▶ [Written instruction]: Begin with the line that contains "Give me the TikZ source for this diagram." and continue down through the line that contains "text depth=109.5pt] (pr)"; reproduce those lines exactly and only those.

▶ [Dataset]:
___

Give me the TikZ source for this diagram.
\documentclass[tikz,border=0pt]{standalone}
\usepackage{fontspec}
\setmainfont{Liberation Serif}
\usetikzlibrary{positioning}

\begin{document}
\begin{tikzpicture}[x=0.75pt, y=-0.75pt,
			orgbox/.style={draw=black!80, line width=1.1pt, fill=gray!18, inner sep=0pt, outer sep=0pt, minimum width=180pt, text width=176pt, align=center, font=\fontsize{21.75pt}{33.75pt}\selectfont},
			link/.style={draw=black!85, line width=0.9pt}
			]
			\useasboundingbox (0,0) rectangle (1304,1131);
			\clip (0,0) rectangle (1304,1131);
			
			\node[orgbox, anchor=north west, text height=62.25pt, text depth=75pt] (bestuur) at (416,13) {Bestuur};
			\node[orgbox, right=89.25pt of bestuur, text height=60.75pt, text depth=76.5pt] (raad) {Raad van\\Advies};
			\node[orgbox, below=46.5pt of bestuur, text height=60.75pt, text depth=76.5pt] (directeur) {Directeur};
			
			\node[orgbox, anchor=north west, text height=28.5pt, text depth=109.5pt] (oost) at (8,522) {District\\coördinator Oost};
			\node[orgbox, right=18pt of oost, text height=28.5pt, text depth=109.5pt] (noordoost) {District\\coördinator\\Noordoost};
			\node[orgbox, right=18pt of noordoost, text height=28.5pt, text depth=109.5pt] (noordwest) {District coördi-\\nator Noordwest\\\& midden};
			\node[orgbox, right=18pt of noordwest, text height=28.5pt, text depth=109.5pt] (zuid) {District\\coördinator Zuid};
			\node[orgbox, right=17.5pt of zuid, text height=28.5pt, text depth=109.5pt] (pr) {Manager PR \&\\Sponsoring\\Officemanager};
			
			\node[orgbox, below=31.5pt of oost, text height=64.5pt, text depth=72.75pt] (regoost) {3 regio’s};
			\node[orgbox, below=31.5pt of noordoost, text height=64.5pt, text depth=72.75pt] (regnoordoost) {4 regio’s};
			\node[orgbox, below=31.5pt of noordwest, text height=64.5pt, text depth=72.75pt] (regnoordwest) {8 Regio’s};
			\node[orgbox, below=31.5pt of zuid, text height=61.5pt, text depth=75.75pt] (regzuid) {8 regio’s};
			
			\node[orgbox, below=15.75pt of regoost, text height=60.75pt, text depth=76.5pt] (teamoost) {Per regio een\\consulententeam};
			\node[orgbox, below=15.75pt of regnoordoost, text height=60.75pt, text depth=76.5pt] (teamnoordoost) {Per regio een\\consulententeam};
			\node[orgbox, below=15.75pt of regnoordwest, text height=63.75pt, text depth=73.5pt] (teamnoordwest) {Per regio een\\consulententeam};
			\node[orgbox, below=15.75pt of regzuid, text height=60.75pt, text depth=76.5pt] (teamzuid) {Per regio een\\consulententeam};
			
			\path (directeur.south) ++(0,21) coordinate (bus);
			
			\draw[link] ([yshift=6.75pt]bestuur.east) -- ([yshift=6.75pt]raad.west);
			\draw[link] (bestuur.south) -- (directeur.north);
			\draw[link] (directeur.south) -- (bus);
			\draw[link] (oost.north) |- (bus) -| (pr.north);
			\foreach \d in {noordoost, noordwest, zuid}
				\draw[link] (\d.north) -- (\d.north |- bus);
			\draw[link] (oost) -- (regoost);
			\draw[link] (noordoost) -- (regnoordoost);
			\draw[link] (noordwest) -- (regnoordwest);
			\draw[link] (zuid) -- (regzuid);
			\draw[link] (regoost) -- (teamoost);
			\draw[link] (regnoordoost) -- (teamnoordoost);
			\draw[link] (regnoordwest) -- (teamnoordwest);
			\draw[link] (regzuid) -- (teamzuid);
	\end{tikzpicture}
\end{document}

___

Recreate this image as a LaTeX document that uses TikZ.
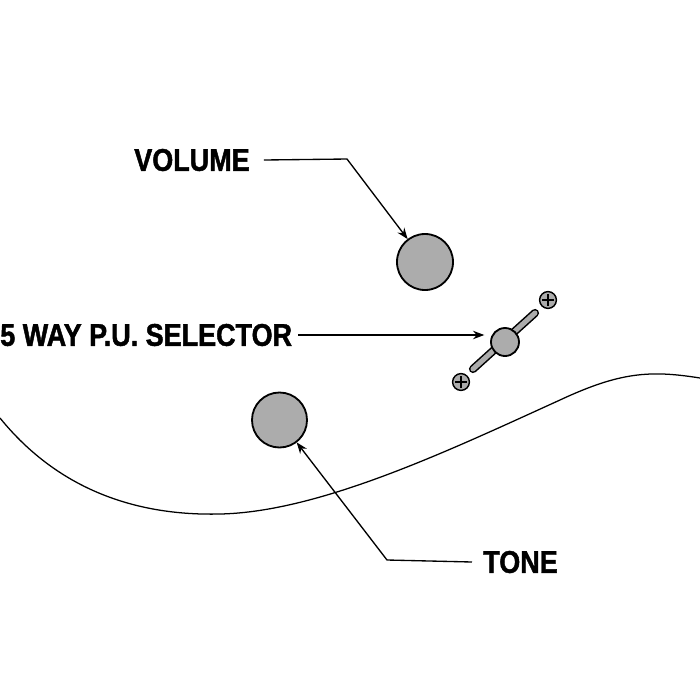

___

▶ [Written response]:
Give me the TikZ source for this diagram.
\documentclass[tikz,border=0pt]{standalone}
\usepackage{fontspec}
\setmainfont{Liberation Serif}
\usetikzlibrary{positioning}

\begin{document}
\begin{tikzpicture}[x=0.75pt, y=-0.75pt,
			orgbox/.style={draw=black!80, line width=1.1pt, fill=gray!18, inner sep=0pt, outer sep=0pt, minimum width=180pt, text width=176pt, align=center, font=\fontsize{21.75pt}{33.75pt}\selectfont},
			link/.style={draw=black!85, line width=0.9pt}
			]
			\useasboundingbox (0,0) rectangle (1304,1131);
			\clip (0,0) rectangle (1304,1131);
			
			\node[orgbox, anchor=north west, text height=62.25pt, text depth=75pt] (bestuur) at (416,13) {Bestuur};
			\node[orgbox, right=89.25pt of bestuur, text height=60.75pt, text depth=76.5pt] (raad) {Raad van\\Advies};
			\node[orgbox, below=46.5pt of bestuur, text height=60.75pt, text depth=76.5pt] (directeur) {Directeur};
			
			\node[orgbox, anchor=north west, text height=28.5pt, text depth=109.5pt] (oost) at (8,522) {District\\coördinator Oost};
			\node[orgbox, right=18pt of oost, text height=28.5pt, text depth=109.5pt] (noordoost) {District\\coördinator\\Noordoost};
			\node[orgbox, right=18pt of noordoost, text height=28.5pt, text depth=109.5pt] (noordwest) {District coördi-\\nator Noordwest\\\& midden};
			\node[orgbox, right=18pt of noordwest, text height=28.5pt, text depth=109.5pt] (zuid) {District\\coördinator Zuid};
			\node[orgbox, right=17.5pt of zuid, text height=28.5pt, text depth=109.5pt] (pr) {Manager PR \&\\Sponsoring\\Officemanager};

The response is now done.